What is needed:
In the material below, find each line holding the string "LaTeX" and copy it.

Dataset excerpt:
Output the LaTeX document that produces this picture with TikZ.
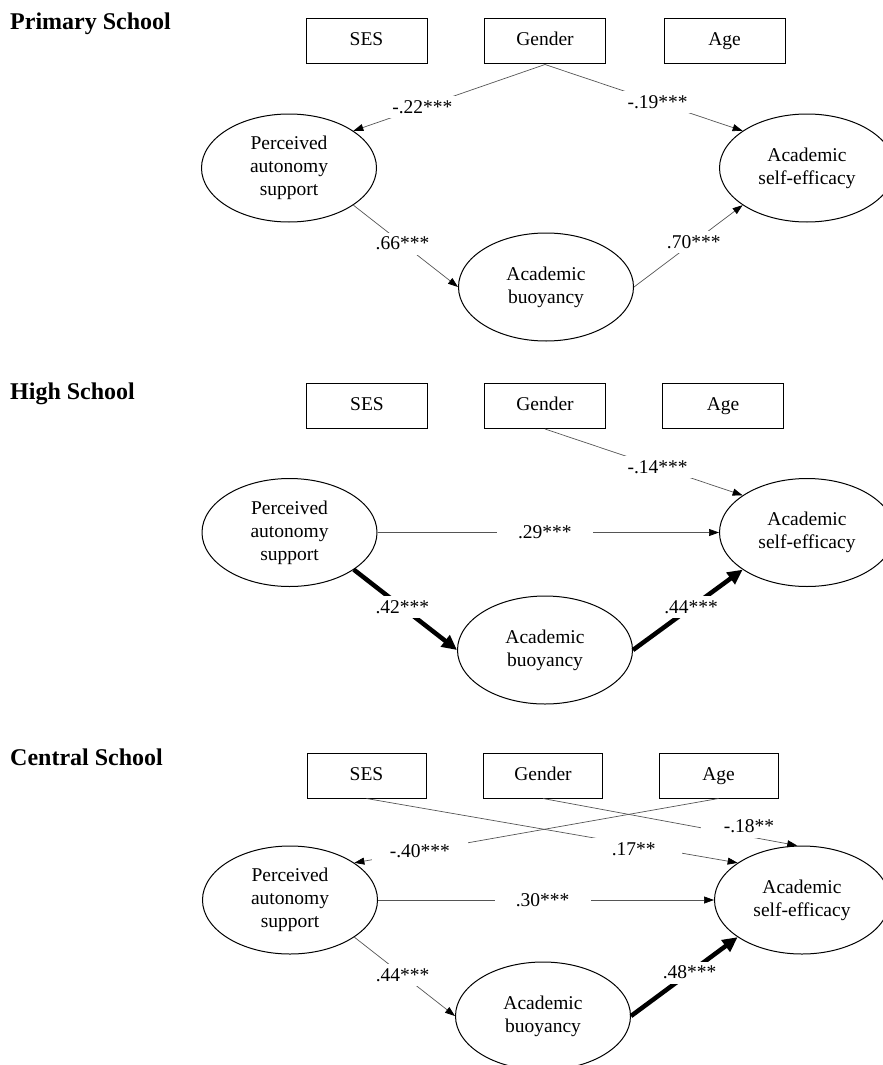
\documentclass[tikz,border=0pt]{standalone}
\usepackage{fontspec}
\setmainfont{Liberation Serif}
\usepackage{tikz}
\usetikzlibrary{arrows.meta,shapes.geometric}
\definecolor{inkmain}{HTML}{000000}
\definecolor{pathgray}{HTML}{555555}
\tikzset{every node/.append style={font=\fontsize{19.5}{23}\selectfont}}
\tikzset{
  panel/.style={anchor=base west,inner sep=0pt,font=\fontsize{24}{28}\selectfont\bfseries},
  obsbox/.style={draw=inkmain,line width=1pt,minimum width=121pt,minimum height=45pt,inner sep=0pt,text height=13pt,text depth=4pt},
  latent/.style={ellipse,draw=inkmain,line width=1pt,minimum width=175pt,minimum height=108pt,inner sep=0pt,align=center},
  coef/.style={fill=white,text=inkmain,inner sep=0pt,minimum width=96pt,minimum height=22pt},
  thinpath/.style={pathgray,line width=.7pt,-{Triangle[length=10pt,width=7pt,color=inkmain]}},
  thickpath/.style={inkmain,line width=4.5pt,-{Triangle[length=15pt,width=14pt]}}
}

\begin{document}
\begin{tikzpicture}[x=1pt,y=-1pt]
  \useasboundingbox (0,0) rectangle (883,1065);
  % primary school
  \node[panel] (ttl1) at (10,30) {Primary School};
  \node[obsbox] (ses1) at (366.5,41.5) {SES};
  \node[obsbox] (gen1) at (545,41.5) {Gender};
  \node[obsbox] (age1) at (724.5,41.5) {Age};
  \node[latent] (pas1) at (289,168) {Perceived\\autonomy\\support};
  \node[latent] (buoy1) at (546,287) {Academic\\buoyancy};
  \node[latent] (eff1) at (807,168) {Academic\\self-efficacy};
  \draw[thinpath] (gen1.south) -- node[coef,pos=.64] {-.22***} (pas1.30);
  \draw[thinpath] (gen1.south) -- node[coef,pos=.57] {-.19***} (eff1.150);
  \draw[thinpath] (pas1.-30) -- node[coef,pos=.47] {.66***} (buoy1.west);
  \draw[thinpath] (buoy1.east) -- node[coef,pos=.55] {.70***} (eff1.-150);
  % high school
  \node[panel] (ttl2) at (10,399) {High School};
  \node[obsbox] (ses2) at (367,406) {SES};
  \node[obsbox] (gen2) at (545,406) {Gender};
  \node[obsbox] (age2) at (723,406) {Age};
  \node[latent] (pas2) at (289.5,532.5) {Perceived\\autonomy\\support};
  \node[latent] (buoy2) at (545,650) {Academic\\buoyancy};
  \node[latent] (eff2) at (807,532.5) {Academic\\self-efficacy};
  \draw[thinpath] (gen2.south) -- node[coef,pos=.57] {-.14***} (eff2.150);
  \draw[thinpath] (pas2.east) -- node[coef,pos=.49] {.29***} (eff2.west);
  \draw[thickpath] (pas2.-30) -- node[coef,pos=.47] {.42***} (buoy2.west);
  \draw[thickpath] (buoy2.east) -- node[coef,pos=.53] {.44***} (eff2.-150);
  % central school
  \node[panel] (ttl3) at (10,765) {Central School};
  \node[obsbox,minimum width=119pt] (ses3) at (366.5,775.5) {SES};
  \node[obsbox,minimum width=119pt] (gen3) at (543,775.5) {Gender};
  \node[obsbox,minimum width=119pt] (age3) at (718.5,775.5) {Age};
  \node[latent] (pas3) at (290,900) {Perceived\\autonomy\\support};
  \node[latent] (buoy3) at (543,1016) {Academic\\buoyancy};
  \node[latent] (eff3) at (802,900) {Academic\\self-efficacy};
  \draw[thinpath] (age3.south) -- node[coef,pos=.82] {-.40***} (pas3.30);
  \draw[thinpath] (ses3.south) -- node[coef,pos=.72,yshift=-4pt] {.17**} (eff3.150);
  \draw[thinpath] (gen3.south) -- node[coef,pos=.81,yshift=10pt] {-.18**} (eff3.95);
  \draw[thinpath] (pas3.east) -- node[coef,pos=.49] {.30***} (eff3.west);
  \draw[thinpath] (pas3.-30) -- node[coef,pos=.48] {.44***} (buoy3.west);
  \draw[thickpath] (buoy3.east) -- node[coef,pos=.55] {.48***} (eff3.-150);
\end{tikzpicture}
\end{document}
---
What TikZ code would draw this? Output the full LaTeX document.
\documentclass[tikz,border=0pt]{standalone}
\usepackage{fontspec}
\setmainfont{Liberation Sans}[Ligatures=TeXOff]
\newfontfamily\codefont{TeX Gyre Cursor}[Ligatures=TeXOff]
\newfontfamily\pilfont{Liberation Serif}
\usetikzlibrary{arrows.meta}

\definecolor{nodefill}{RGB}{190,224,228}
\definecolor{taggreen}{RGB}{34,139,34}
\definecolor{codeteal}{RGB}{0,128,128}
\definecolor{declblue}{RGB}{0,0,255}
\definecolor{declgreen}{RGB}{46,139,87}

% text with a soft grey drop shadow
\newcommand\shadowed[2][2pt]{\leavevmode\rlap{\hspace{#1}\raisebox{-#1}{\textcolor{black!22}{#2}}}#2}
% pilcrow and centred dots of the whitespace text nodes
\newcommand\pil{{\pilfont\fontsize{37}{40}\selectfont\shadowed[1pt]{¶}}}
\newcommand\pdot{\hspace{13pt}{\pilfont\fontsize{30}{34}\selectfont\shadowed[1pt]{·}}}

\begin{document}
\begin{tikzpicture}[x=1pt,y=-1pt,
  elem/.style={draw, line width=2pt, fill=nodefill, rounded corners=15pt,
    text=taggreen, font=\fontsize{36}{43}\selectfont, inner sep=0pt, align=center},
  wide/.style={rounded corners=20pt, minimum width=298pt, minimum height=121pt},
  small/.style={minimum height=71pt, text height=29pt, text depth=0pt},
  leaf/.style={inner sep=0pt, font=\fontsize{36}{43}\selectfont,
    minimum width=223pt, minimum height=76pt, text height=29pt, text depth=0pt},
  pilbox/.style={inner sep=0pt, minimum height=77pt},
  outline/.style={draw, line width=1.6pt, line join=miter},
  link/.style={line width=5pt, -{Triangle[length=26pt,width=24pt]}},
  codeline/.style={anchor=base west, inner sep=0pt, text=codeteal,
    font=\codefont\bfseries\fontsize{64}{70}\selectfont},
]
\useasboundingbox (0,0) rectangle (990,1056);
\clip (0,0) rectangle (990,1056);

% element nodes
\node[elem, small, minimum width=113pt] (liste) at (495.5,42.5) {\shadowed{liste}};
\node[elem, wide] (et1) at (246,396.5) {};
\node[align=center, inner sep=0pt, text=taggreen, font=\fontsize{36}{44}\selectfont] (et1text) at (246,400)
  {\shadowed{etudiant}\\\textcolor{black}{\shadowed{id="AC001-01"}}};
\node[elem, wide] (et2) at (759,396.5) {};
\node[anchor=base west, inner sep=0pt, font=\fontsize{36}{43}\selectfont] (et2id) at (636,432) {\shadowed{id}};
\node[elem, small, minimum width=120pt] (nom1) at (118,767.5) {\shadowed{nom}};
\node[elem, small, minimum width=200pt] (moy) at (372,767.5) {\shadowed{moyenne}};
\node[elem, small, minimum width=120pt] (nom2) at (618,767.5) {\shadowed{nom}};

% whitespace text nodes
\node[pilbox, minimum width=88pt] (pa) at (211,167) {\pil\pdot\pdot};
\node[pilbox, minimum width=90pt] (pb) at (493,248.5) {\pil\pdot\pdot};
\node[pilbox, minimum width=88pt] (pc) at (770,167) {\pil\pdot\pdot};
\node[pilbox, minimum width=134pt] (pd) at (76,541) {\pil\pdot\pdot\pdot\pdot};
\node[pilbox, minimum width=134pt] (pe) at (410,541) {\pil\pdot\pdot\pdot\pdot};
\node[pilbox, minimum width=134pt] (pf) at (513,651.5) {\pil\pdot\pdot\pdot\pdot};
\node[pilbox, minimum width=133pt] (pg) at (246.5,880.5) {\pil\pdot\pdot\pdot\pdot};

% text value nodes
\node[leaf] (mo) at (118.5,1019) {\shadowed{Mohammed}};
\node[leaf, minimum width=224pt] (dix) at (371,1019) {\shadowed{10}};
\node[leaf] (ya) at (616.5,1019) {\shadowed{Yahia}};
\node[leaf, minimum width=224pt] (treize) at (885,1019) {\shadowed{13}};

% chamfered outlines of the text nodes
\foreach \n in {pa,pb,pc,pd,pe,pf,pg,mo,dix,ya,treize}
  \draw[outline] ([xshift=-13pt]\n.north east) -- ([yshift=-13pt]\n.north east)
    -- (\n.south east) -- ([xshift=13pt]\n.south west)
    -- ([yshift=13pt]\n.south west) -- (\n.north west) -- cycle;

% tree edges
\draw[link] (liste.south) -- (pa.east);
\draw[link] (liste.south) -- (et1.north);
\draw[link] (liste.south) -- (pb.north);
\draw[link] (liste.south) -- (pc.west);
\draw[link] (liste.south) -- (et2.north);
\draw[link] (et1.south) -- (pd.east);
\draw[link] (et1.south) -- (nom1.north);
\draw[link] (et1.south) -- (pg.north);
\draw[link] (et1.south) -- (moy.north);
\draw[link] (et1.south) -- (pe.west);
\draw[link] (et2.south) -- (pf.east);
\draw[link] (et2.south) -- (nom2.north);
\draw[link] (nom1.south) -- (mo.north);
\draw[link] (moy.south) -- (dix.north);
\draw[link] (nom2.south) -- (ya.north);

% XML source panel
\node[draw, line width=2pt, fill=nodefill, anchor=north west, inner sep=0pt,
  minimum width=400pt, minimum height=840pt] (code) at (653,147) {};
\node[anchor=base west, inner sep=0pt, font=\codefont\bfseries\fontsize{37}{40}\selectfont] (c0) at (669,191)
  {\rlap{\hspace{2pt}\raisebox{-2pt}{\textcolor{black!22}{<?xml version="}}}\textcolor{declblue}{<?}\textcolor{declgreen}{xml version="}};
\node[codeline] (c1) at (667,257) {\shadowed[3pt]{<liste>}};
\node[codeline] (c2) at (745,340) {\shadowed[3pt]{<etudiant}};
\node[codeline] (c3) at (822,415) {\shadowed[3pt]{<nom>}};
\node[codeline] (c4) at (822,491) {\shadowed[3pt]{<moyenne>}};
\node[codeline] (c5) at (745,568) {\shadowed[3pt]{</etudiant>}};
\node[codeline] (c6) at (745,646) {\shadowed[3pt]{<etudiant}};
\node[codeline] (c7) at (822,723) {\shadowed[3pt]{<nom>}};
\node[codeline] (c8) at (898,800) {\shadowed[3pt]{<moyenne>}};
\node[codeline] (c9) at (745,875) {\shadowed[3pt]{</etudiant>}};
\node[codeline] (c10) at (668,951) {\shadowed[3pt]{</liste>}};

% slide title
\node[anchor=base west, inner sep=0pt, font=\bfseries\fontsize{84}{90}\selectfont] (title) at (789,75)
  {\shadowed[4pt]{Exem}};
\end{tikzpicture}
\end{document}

Task answer:
Output the LaTeX document that produces this picture with TikZ.
What TikZ code would draw this? Output the full LaTeX document.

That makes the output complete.